One of the main reasons I bike is that I love taking in the view. The wildflowers right now are CRAZY. I can’t get enough.

 

I saw a biker wearing this jersey, and it happened to be a couple of days after someone threw a rock at my head from a moving vehicle. I almost asked him if they make one that says, “Please don’t throw a rock at me.”

 

Since the rock-throwing incident a couple of weeks ago, I’ve had a new normal. I’ve stayed off car-trafficked city streets and have only ridden on biking and mountain trails.

 

My new normal has included headaches (now mild, previously not-so-mild), being even more tired than I normally am (I have chronic insomnia), a deeper awareness of vulnerability and potential for a blindside, and a heightened sense of whats-wrong-with-humanity aka “how could anyone do that?”

 

In the grand scheme of things, it was only a rock.
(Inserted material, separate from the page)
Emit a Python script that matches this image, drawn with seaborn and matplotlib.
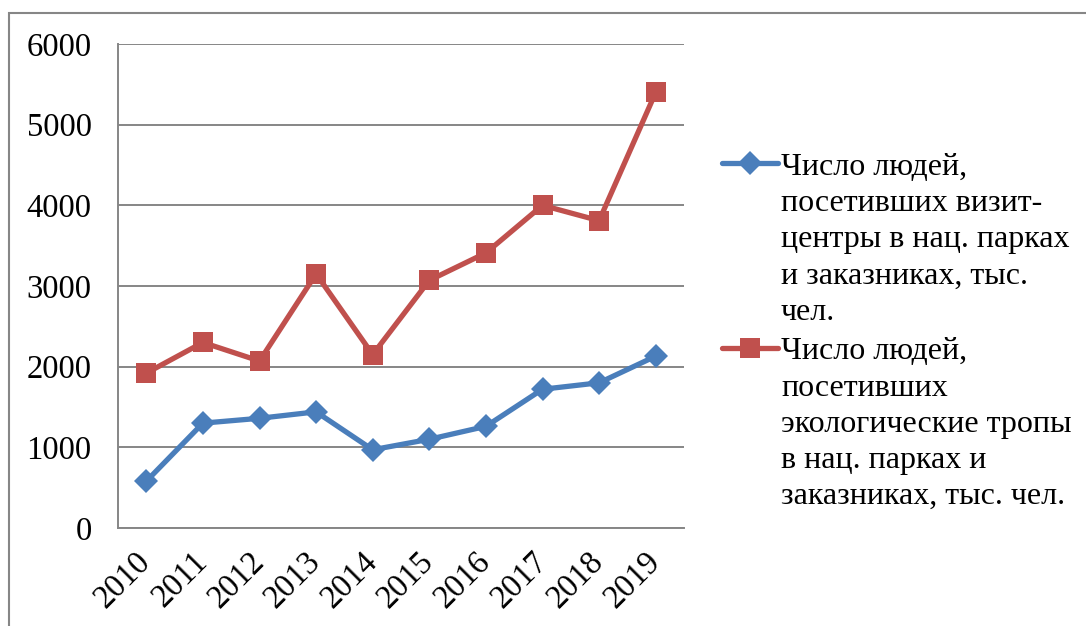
import pandas as pd
import seaborn as sns
import matplotlib.pyplot as plt
from matplotlib.patches import Rectangle
from matplotlib.legend_handler import HandlerLine2D

# Data
years = [2010, 2011, 2012, 2013, 2014, 2015, 2016, 2017, 2018, 2019]
visit_centers = [580, 1300, 1360, 1440, 970, 1100, 1260, 1720, 1800, 2130]
eco_trails = [1920, 2300, 2070, 3150, 2150, 3070, 3410, 4000, 3810, 5400]

label_visit = "Число людей,\nпосетивших визит-\nцентры в нац. парках\nи заказниках, тыс.\nчел."
label_eco = "Число людей,\nпосетивших\nэкологические тропы\nв нац. парках и\nзаказниках, тыс. чел."

df_visit = pd.DataFrame({'year': years, 'value': visit_centers})
df_eco = pd.DataFrame({'year': years, 'value': eco_trails})

sns.set_style('white')
plt.rcParams['font.family'] = ['Liberation Serif', 'DejaVu Serif']
plt.rcParams['text.color'] = 'black'

fig = plt.figure(figsize=(10.86, 6.26), dpi=100)
ax = fig.add_axes([118 / 1086, 1 - 528 / 626, (684 - 118) / 1086, (528 - 44) / 626])

grid_col = '#868686'
tick_fs = 23.5
leg_fs = 23
line_sp = 1.33

sns.lineplot(data=df_visit, x='year', y='value', color='#4A7EBB', marker='D',
             markersize=12, markeredgewidth=0, linewidth=3.8, label=label_visit, ax=ax)
sns.lineplot(data=df_eco, x='year', y='value', color='#C0504D', marker='s',
             markersize=14, markeredgewidth=0, linewidth=3.8, label=label_eco, ax=ax)

ax.set_xlim(years[0] - 0.5, years[-1] + 0.5)
ax.set_ylim(0, 6000)
ax.set_yticks(range(0, 6001, 1000))
ax.yaxis.grid(True, color=grid_col, linewidth=1.4)
ax.set_axisbelow(True)
ax.set_xlabel('')
ax.set_ylabel('')

# category boundaries get tick marks, labels sit at centres
ax.set_xticks([y - 0.5 for y in years] + [years[-1] + 0.5], minor=True)
ax.set_xticks(years)
ax.set_xticklabels([str(y) for y in years], rotation=45, ha='right', va='center',
                   rotation_mode='anchor', fontsize=tick_fs)
ax.tick_params(axis='x', which='major', length=0, pad=21, labelcolor='black')
ax.tick_params(axis='x', which='minor', length=7, width=1.4, color=grid_col, direction='out')
ax.tick_params(axis='y', length=7, width=1.4, color=grid_col, direction='out',
               labelsize=tick_fs, pad=12, labelcolor='black')

for s in ['top', 'right']:
    ax.spines[s].set_visible(False)
for s in ['left', 'bottom']:
    ax.spines[s].set_color(grid_col)
    ax.spines[s].set_linewidth(1.4)


class FirstLineHandler(HandlerLine2D):
    # lift the legend line to the first row of a 5-line label
    def create_artists(self, legend, orig_handle, xdescent, ydescent, width,
                       height, fontsize, trans):
        arts = super().create_artists(legend, orig_handle, xdescent, ydescent,
                                      width, height, fontsize, trans)
        step = fontsize * (0.75 * line_sp + 0.2)
        for a in arts:
            a.set_ydata([v + 2 * step for v in a.get_ydata()])
        return arts


handles, labels = ax.get_legend_handles_labels()
leg = ax.legend(handles, labels, loc='center left', bbox_to_anchor=(1.067, 0.405),
                frameon=False, fontsize=leg_fs, handlelength=1.75, handletextpad=0.1,
                labelspacing=0.33, borderaxespad=0, borderpad=0,
                handler_map={h: FirstLineHandler(numpoints=1) for h in handles})
for t in leg.get_texts():
    t.set_linespacing(line_sp)
    t.set_color('black')

fig.patches.append(Rectangle((9 / 1086, -0.1), 1.2, 1.1 - 13 / 626,
                             transform=fig.transFigure, fill=False,
                             edgecolor=grid_col, linewidth=1.5))

fig.savefig('out.png', dpi=100)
It could have been worse. I hold that rock up against all the current news in our world—news like our government having no way of reconnecting thousands of migrant children to their families who were separated at the border—and that rock is a minuscule pebble.

 

How could anyone do that?

 

I heard someone say on the news yesterday that thousands of children will have life-long emotional consequences from losing their parents. Ya think?

 

We don’t know what to do. There is no plan and apparently, there never was.

 

I recently saw a video of David and Louise Turpin’s sentencing hearing—these are the “parents” who’d tortured and shackled their 13 children inside their Perris, California home for years. I heard David Turpin say he never meant to cause any harm to his kids. He brought them into this world. He starved them. He beat them. He chained them. He made their lives a living horror film.

 

I listened to the statements given by some of their children. I heard words of survival, forgiveness, and grace.

 

How could anyone do that?

 

I heard a pastor say the other day that when Solomon said there’s nothing new under the sun, he was having an off day. The preacher’s premise was that Solomon, in all his wisdom, was not perfect and that he got some things wrong.

 

In all our wisdom, we’re getting so many things wrong.

 

Are things getting worse or has it always been this out of control? If you look at history, you might agree with Solomon.

 

I have to think about that some more. I’ll do it today as I venture out on the city streets where rock-wielders could be.

 

How could I do that? Because if I don’t, the rock-wielders tell me where to go.

 

I get to do that.

 

I’ll be alert. I’ll keep my eyes on the crazy cars and the crazy flowers. Because it’s all there, all under the sun.